FixM: Code generation of fixed point mathematical functions

Highlights

• We provide an approach to automatically generate code that implements mathematical functions using dynamic fixed point, i.e. fixed point with variable bit partitioning.

• We extended a compiler-based precision tuning framework to implement a proof-of-concept of our approach.

• We show that our solution improves energy efficiency and performance with respect to the state-of-the-art.

Abstract

Approximate computing has seen significant interest as a design philosophy oriented to performance and energy efficiency [1]. Precision tuning is an approximate computing technique that trades off the accuracy of operations for performance and energy by employing less precise data types, such as fixed point instead of floating point. However, the current state-of-the-art does not consider the possibility of optimizing mathematical functions whose computation is usually off-loaded to a library.

In this work we extend a precision-tuning framework to perform tuning of trigonometric functions as well. We developed a new mathematical function library, which is parameterizable at compile-time depending on the data type and works natively in the fixed point numeric representation. Through modification of a compiler pass, the parameterized implementations of these trigonometric functions are inserted into the program seamlessly during the precision tuning process.

Our approach, which we test on two microcontrollers with different architectures, achieves a speedup of up to $180\%$, and energy savings up to $60\%$, with a negligible cost in terms of error in the results.

Introduction

Error-tolerant applications are increasingly common. In the embedded systems field, error-tolerance often arises from applications dealing with interactions with the human senses (which are naturally error-tolerant), such as video or audio encoding, or from algorithmic properties, as in the case of some iterative refinement numerical algorithms [2], [3]. In High Performance Computing, error-tolerant applications often emerge from the need to carry out large scale simulations, where local errors do not significantly affect the overall picture, or can be handled a posteriori. Therefore, approximate computing techniques are coming under significant scrutiny by the HPC community [4], [5], [6]. In both domains, emerging AI applications often exhibit strong error-tolerance, as shown in both DNN [7] and CNN [8]. Proposals have been made at the hardware level to take advantage of inherent perceptual limitations, redundant data, or reduced precision input, as well as to reduce system costs and improve power efficiency [3]. At the same time, works on floating-point to fixed-point conversion tools allow us to trade-off the algorithm exactness for a more efficient implementation [9]. Several tools and methods for approximate computing have been proposed, ranging from the tuning of computation precision to more aggressive methods such as loop perforation.

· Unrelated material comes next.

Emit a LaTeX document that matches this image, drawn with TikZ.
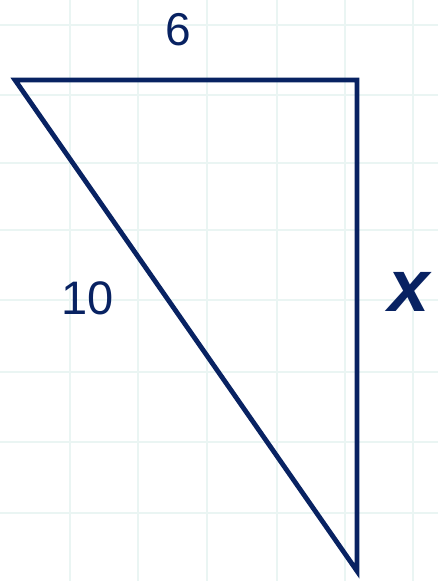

Simple arithmetic operations such as multiplication and division can impact performance and energy significantly when moving from floating point to fixed point implementations [10]. Trigonometric functions can have an even larger impact, due to their inherently higher implementation cost, and the lack of hardware acceleration. This is especially true in embedded systems.

While on small code bases optimizing such trigonometric functions to employ fixed point representations can easily be achieved manually, a scalable automatic approach is still missing in the state-of-the-art. Indeed, a traditional static, generic library would require a large number of different versions of each trigonometric function: one per each allowed fixed-point bit partitioning, for each allowed bit-width.

The goal of this work is to extend the dynamic fixed point [11], [12] approach to mathematical library functions. In contrast with existing implementations [13], not only the application code is converted to use the fixed point representation, but the code of the mathematical library is converted as well.

In order to achieve this conversion, we introduce a new code generation approach (FixM) that minimizes code duplication while fully supporting the dynamic fixed point algorithm design without compromises. The code size reduction can be extremely important in the case of, sensor nodes and other low-end embedded systems, where program memory size is limited.

Its proof-of-concept implementation (FixMAGE) is an extension of the taffo [14] mixed-precision solution. It enables the automatic code generation of mathematical functions for the desired fixed point representations. The implementations generated leverage the classic CORDIC algorithm [15], which is widely used in the industry [16].

We test our compiler-based library generator on two embedded computing platforms using relevant benchmarks – applications from the AxBench suite [17], the most popular approximate computing benchmark, and the FBench benchmark [18]. Experimental results prove that, in applications relying on trigonometric functions, these are the dominant component of the performance difference between (emulated) floating point and fixed point implementations. Thus, floating to fixed point conversion is pointless unless trigonometric functions are optimized, achieving speedups of 180%, while containing average error (absolute and relative) to ${10}^{-3}$ or less. This enables energy savings up to 60%.

The FixM approach is demonstrated on the sin and cos functions, but can be easily generalized to cover all trigonometric and hyperbolic functions, as well as other functions that can be computed using the CORDIC method.

The rest of this paper is organized as follows. In Section 2 we present our approach, providing all the technical details in Section 3. In Section 4, we provide an experimental evaluation of the proposed library and compiler support on a set of selected approximate computing benchmarks that employ trigonometric functions. Finally, in Section 5 we compare our approach and results with the state-of-the-art, and in Section 6 we draw some conclusions and propose future research directions.